══ RECORDS FOR THIS EXERCISE ══

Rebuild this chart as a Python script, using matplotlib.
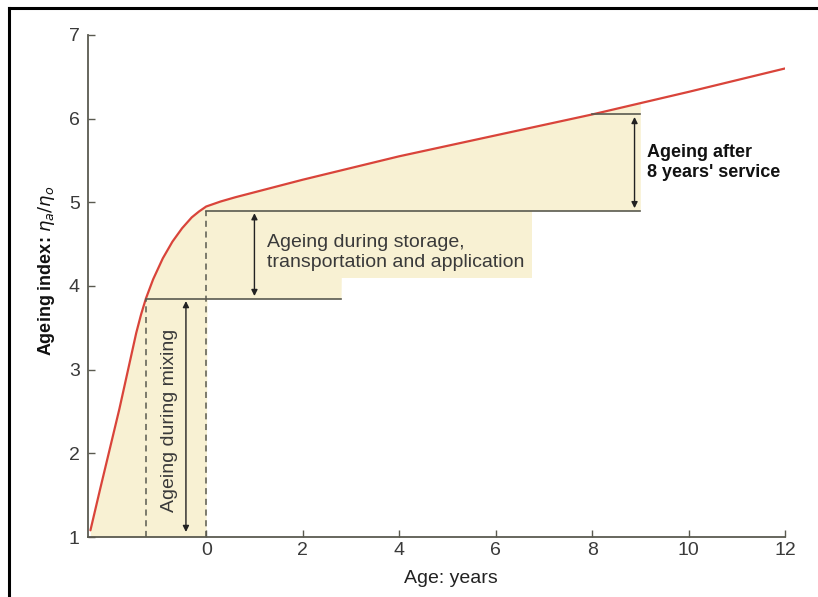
import numpy as np
import matplotlib.pyplot as plt
from matplotlib.lines import Line2D

plt.rcParams['font.family'] = ['Liberation Sans', 'DejaVu Sans']

# Ageing index of bitumen versus age (years; negative = before laying)
age = [-2.4, -2.2, -2.0, -1.8, -1.6, -1.45, -1.35, -1.25, -1.1, -0.9, -0.7,
       -0.5, -0.3, -0.15, 0.0, 0.3, 0.6, 1.0, 2.0, 4.0, 6.0, 8.0, 10.0, 12.0]
index = [1.08, 1.57, 2.05, 2.53, 3.05, 3.44, 3.66, 3.85, 4.08, 4.33, 4.53,
         4.69, 4.82, 4.89, 4.95, 5.01, 5.06, 5.12, 5.27, 5.55, 5.8, 6.05, 6.32, 6.6]

# Stage boundaries
mix_age, mix_index = -1.25, 3.85
lay_age, lay_index = 0.0, 4.9
service_age, service_index = 8.0, 6.05
storage_line_end = 2.8
service_line_end = 9.0
# Tinted backdrop behind the storage caption
caption_tint_end, caption_tint_floor = 6.75, 4.1

x_ticks = [0, 2, 4, 6, 8, 10, 12]
y_ticks = [1, 2, 3, 4, 5, 6, 7]

cream = '#f8f1d3'
ink = '#3a3a3a'
line_grey = '#5a5a50'

fig = plt.figure(figsize=(8.18, 5.97), dpi=100)
ax = fig.add_axes([0.1076, 0.1005, 0.8521, 0.8409])

xs = np.array(age)
ys = np.array(index)

# Shaded bands under the curve
fine_x = np.linspace(xs[0], service_line_end, 600)
fine_y = np.interp(fine_x, xs, ys)
lower = np.where(fine_x <= lay_age, 1.0,
                 np.where(fine_x <= storage_line_end, mix_index, lay_index))
ax.fill_between(fine_x, lower, fine_y, color=cream, lw=0)
ax.fill_between([storage_line_end, caption_tint_end], caption_tint_floor, lay_index,
                color=cream, lw=0)

# Ageing curve
ax.plot(xs, ys, color='#d9443a', lw=1.6, solid_capstyle='round', solid_joinstyle='round')

# Horizontal stage lines
ax.plot([mix_age, storage_line_end], [mix_index, mix_index], color=line_grey, lw=1.2)
ax.plot([lay_age, service_line_end], [lay_index, lay_index], color=line_grey, lw=1.2)
ax.plot([service_age, service_line_end], [service_index, service_index], color=line_grey, lw=1.2)

# Dashed drop lines
ax.plot([mix_age, mix_age], [1.0, mix_index], color=line_grey, lw=1.1, ls=(0, (4, 3)))
ax.plot([lay_age, lay_age], [1.0, lay_index], color=line_grey, lw=1.1, ls=(0, (4, 3)))

arrow_style = dict(arrowstyle='<|-|>', color='#222222', lw=1.0,
                   mutation_scale=9, shrinkA=0, shrinkB=0)

# Ageing during mixing
ax.annotate('', xy=(-0.42, 1.06), xytext=(-0.42, mix_index - 0.03), arrowprops=arrow_style)
ax.text(-0.77, 2.39, 'Ageing during mixing', rotation=90, ha='center', va='center',
        fontsize=14, color=ink)

# Ageing during storage, transportation and application
ax.annotate('', xy=(1.0, mix_index + 0.03), xytext=(1.0, lay_index - 0.03), arrowprops=arrow_style)
ax.text(1.27, 4.40, 'Ageing during storage,\ntransportation and application',
        ha='left', va='center', fontsize=14, color=ink, linespacing=1.2)

# Ageing in service
ax.annotate('', xy=(8.88, lay_index + 0.03), xytext=(8.88, service_index - 0.03), arrowprops=arrow_style)
ax.text(9.13, 5.48, "Ageing after\n8 years' service", ha='left', va='center',
        fontsize=13, fontweight='bold', color='#111111', linespacing=1.25)

ax.set_xlim(-2.45, 12)
ax.set_ylim(1, 7)
ax.set_xticks(x_ticks)
ax.set_yticks(y_ticks)
ax.tick_params(direction='in', length=5, width=1.0, colors=line_grey,
               labelcolor=ink, labelsize=14)
ax.tick_params(axis='y', pad=6)
ax.spines['top'].set_visible(False)
ax.spines['right'].set_visible(False)
for side in ('left', 'bottom'):
    ax.spines[side].set_color(line_grey)
    ax.spines[side].set_linewidth(1.3)

ax.set_xlabel('Age: years', fontsize=14, color='#222222')
ax.xaxis.set_label_coords(0.52, -0.065)
ax.set_ylabel(r'Ageing index: $\eta_a/\eta_o$', fontsize=13, fontweight='bold',
              color='#111111')
ax.yaxis.set_label_coords(-0.044, 0.53)

# Outer frame edges
fig.add_artist(Line2D([0.011, 1.0], [0.987, 0.987], transform=fig.transFigure,
                      color='black', lw=2.2))
fig.add_artist(Line2D([0.011, 0.011], [0.0, 0.987], transform=fig.transFigure,
                      color='black', lw=2.2))

fig.savefig('out.png', dpi=100)
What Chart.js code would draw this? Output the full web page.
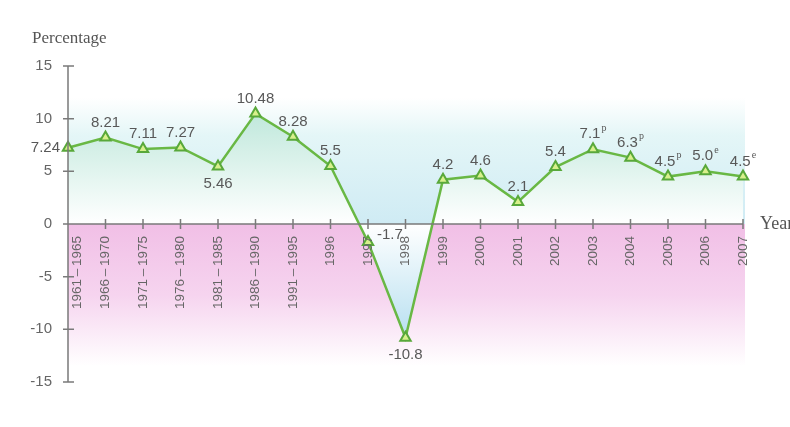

═══

## WHAT YOU NEED TO DO
Extract, word for word, each line from the top of the data down to and including the line with "6.05, 6.32, 6.6]"; skip the pictures.

## ANSWER IN FULL
Rebuild this chart as a Python script, using matplotlib.
import numpy as np
import matplotlib.pyplot as plt
from matplotlib.lines import Line2D

plt.rcParams['font.family'] = ['Liberation Sans', 'DejaVu Sans']

# Ageing index of bitumen versus age (years; negative = before laying)
age = [-2.4, -2.2, -2.0, -1.8, -1.6, -1.45, -1.35, -1.25, -1.1, -0.9, -0.7,
       -0.5, -0.3, -0.15, 0.0, 0.3, 0.6, 1.0, 2.0, 4.0, 6.0, 8.0, 10.0, 12.0]
index = [1.08, 1.57, 2.05, 2.53, 3.05, 3.44, 3.66, 3.85, 4.08, 4.33, 4.53,
         4.69, 4.82, 4.89, 4.95, 5.01, 5.06, 5.12, 5.27, 5.55, 5.8, 6.05, 6.32, 6.6]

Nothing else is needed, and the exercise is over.